Basic information of the histogram, including tenant_id, table_id, partition_id, and column_id
Statistics type of the histogram, where the information level can be GLOBAL, PARTITION, or SUBPARTITION
Amount of data accumulated per bucket in the histogram (including the sum of the current bucket and its previous buckets)
Maximum value in each bucket in the histogram
Frequency of the maximum value in each bucket in the histogram

Types of histograms

The optimizer of OceanBase Database supports three types of histograms: frequency histograms, TopK histograms, and hybrid histograms.

In a frequency histogram, each distinct column value corresponds to a single bucket in the histogram. The number of buckets specified must be no less than the NDV value of the column.

A TopK histogram is a variant of the frequency histogram. Based on the Lossy Counting algorithm, it estimates the overall data distribution by calculating the feature of some data at a ratio of no less than 1-(1/bucket_size).

A hybrid histogram is set based on a specified amount of data collected and is a supplement to frequency histograms and TopK histograms.

Frequency histograms

In a frequency histogram, each distinct column value corresponds to a dedicated bucket in the histogram. Because each value has a dedicated bucket, some buckets may have many values while others few. For example, we have 20 coins in four different denominations (CNY 0.1, CNY 0.2, CNY 0.5, and CNY 1) in a purse. We put all CNY 0.1 coins in the first bucket, CNY 0.2 coins in the second bucket, CNY 0.5 coins in the third bucket, and CNY 1 coins in the fourth bucket, and get the following frequency histogram. Taking into consideration the characteristics of histograms, the number of buckets specified must be no less than the NDV value of the column.

fre_histogram

TopK histograms

A TopK histogram is a variant of the frequency histogram. When the number of buckets specified is less than the NDV of the column, we can use a TopK histogram, which ignores low-frequency values and demonstrates the distribution of high-frequency values. For example, we have 100 coins in four different denominations (CNY 0.1, CNY 0.2, CNY 0.5, and CNY 1) in a purse. Among them, only one is a CNY 0.1 coin. If we have only three buckets, we can ignore the CNY 0.1 coin and create the following TopK histogram to demonstrate the distribution of the remaining coins.

topk_histogram

A TopK histogram estimates the overall distribution by calculating only part of the data. Therefore, to restrict the error, the ratio of the data records in the TopK histogram to all data records must be no less than 1-(1/bucket_size). For example, in the above scenario, for a total of 100 coins, the specified number of buckets is 3, the TopK histogram records 99 coins. That is, the ratio 99/100 is greater than 1-(1/3), which meets the requirement. The OceanBase Database optimizer implements TopK histograms mainly based on the Lossy Counting algorithm.

Hybrid histograms

For a large table with massive data, when the number of buckets specified is lower than the NDV value and the minimum ratio requirement of the TopK histogram cannot be met, you can use a hybrid histogram, which is more balanced, to describe data distribution. A hybrid histogram is set based on a specified amount of data collected. Unlike frequency histograms and TopK histograms, in a hybrid histogram, a bucket may contain multiple different values. The collected data records are divided into segments whose number is the same as that of buckets. Data records in each segment are placed in the corresponding bucket, so that a minimum number of buckets are used to describe the distribution of data at a larger volume. The maximum value in each bucket is endpoint_value. endpoint_repeat_cnt records the frequency of endpoint_value.

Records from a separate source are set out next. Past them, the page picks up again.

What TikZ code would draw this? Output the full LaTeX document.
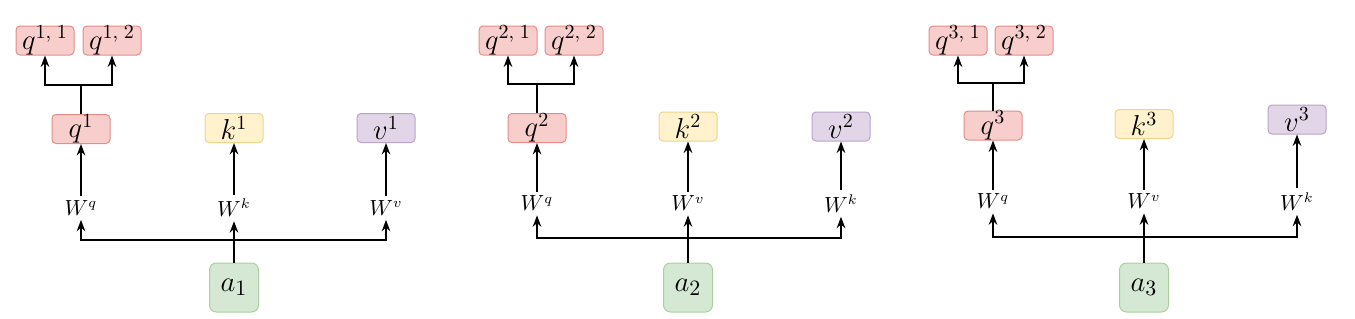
\documentclass[tikz,border=0pt]{standalone}
\usepackage{tikz}
\usetikzlibrary{arrows.meta,positioning}
\definecolor{qfill}{HTML}{F8CECC}
\definecolor{qline}{HTML}{E38D8B}
\definecolor{kfill}{HTML}{FFF2CC}
\definecolor{kline}{HTML}{EDD58E}
\definecolor{vfill}{HTML}{E1D5E7}
\definecolor{vline}{HTML}{BBA4C8}
\definecolor{afill}{HTML}{D5E8D4}
\definecolor{aline}{HTML}{A9D09C}
\tikzset{
    headblock/.style={draw, rounded corners=2pt, align=center, font=\fontsize{14.5}{16}\selectfont, minimum width=29pt, minimum height=14.5pt, inner sep=0pt, line width=0.5pt},
    qblock/.style={headblock, fill=qfill, draw=qline},
    kblock/.style={headblock, fill=kfill, draw=kline},
    vblock/.style={headblock, fill=vfill, draw=vline},
    inblock/.style={draw=aline, fill=afill, rounded corners=3.5pt, align=center, font=\fontsize{15}{17}\selectfont, minimum size=24.5pt, inner sep=0pt, line width=0.5pt},
    weightnote/.style={align=center, font=\fontsize{10.5}{12}\selectfont, inner sep=2pt},
    flowarrow/.style={-{Stealth[length=2mm, width=1.5mm]}, line width=0.9pt},
    flowline/.style={line width=0.9pt}
}
\begin{document}
\begin{tikzpicture}[x=0.5pt, y=-0.5pt]
        \useasboundingbox[fill=white] (0,0) rectangle (1355,318);
        % head 1
        \node[inblock] (a1) at (234,287.5) {$a_1$};
        \node[weightnote] (wq1) at (81,208) {$W^q$};
        \node[weightnote] (wk1) at (234,208) {$W^k$};
        \node[weightnote] (wv1) at (386,208) {$W^v$};
        \node[qblock] (q1) at (81,129) {$q^1$};
        \node[kblock] (k1) at (234,128) {$k^1$};
        \node[vblock] (v1) at (386,128) {$v^1$};
        \node[qblock] (q11) at (45,40.5) {$q^{1,\;1}$};
        \node[qblock] (q12) at (112,40.5) {$q^{1,\;2}$};
        \coordinate (j1) at (234,240);
        \coordinate (s1) at (81,85);
        \draw[flowarrow] (a1) -- (wk1);
        \draw[flowarrow] (j1) -| (wq1);
        \draw[flowarrow] (j1) -| (wv1);
        \draw[flowarrow] (wq1) -- (q1);
        \draw[flowarrow] (wk1) -- (k1);
        \draw[flowarrow] (wv1) -- (v1);
        \draw[flowline] (q1) -- (s1);
        \draw[flowarrow] (s1) -| (q11);
        \draw[flowarrow] (s1) -| (q12);
        % head 2
        \node[inblock] (a2) at (688,287.5) {$a_2$};
        \node[weightnote] (wq2) at (537,203.5) {$W^q$};
        \node[weightnote] (wv2) at (688,203.5) {$W^v$};
        \node[weightnote] (wk2) at (841,203.5) {$W^k$};
        \node[qblock] (q2) at (537,128) {$q^2$};
        \node[kblock] (k2) at (688,126.5) {$k^2$};
        \node[vblock] (v2) at (841,126.5) {$v^2$};
        \node[qblock] (q21) at (508,40.5) {$q^{2,\;1}$};
        \node[qblock] (q22) at (574,40.5) {$q^{2,\;2}$};
        \coordinate (j2) at (688,238);
        \coordinate (s2) at (537,84);
        \draw[flowarrow] (a2) -- (wv2);
        \draw[flowarrow] (j2) -| (wq2);
        \draw[flowarrow] (j2) -| (wk2);
        \draw[flowarrow] (wq2) -- (q2);
        \draw[flowarrow] (wv2) -- (k2);
        \draw[flowarrow] (wk2) -- (v2);
        \draw[flowline] (q2) -- (s2);
        \draw[flowarrow] (s2) -| (q21);
        \draw[flowarrow] (s2) -| (q22);
        % head 3
        \node[inblock] (a3) at (1144,287.5) {$a_3$};
        \node[weightnote] (wq3) at (993,201.5) {$W^q$};
        \node[weightnote] (wv3) at (1144,201.5) {$W^v$};
        \node[weightnote] (wk3) at (1297,201.5) {$W^k$};
        \node[qblock] (q3) at (993,125.5) {$q^3$};
        \node[kblock] (k3) at (1144,124) {$k^3$};
        \node[vblock] (v3) at (1297,119.5) {$v^3$};
        \node[qblock] (q31) at (958,40.5) {$q^{3,\;1}$};
        \node[qblock] (q32) at (1024,40.5) {$q^{3,\;2}$};
        \coordinate (j3) at (1144,237);
        \coordinate (s3) at (993,83);
        \draw[flowarrow] (a3) -- (wv3);
        \draw[flowarrow] (j3) -| (wq3);
        \draw[flowarrow] (j3) -| (wk3);
        \draw[flowarrow] (wq3) -- (q3);
        \draw[flowarrow] (wv3) -- (k3);
        \draw[flowarrow] (wk3) -- (v3);
        \draw[flowline] (q3) -- (s3);
        \draw[flowarrow] (s3) -| (q31);
        \draw[flowarrow] (s3) -| (q32);
    \end{tikzpicture}
\end{document}
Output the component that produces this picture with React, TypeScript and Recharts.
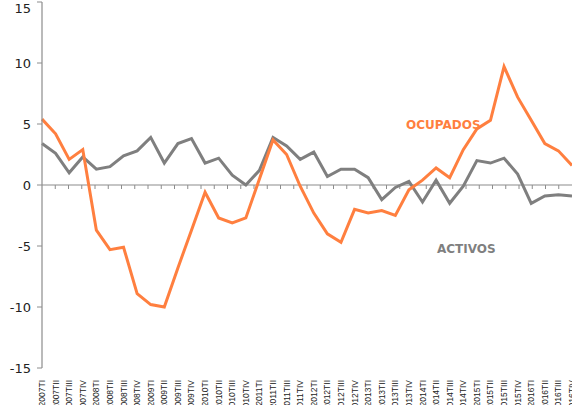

For example, we have 100 coins, 10 in CNY 0.1, 10 in CNY 0.2, 15 in CNY 0.5, 15 in CNY 1, 25 in CNY 2, 10 in CNY 5, and 15 in CNY 10. The ratio of data covered by a TopK histogram is (25+15+15+15)/100=0.7, while the minimum ratio required for generating a TopK histogram is 1-1/N = 3/4 = 0.75, which means that a TopK histogram cannot be generated. N is the number of specified buckets, which is 4 (smaller than the NDV value) in this case, so a frequency histogram cannot be generated.

The following figure shows a hybrid histogram generated for this case.

mixed_histogram

Selection of histograms

The OceanBase Database optimizer selects the histogram type according to the values of NDV, bucket_size, and p.

The following figure shows the strategy for selecting histograms.

Histogram 1

The metrics are described as follows:

NDV: the number of distinct values in a column.
bucket_size: the number of buckets for the histogram. The default value is 254.
p: the minimum percentage threshold expected for the TopK histogram. The calculation formula is (1 - (1/bucket_size)) × 100. If the default bucket size 254 is used, the corresponding minimum percentage threshold is 99.6.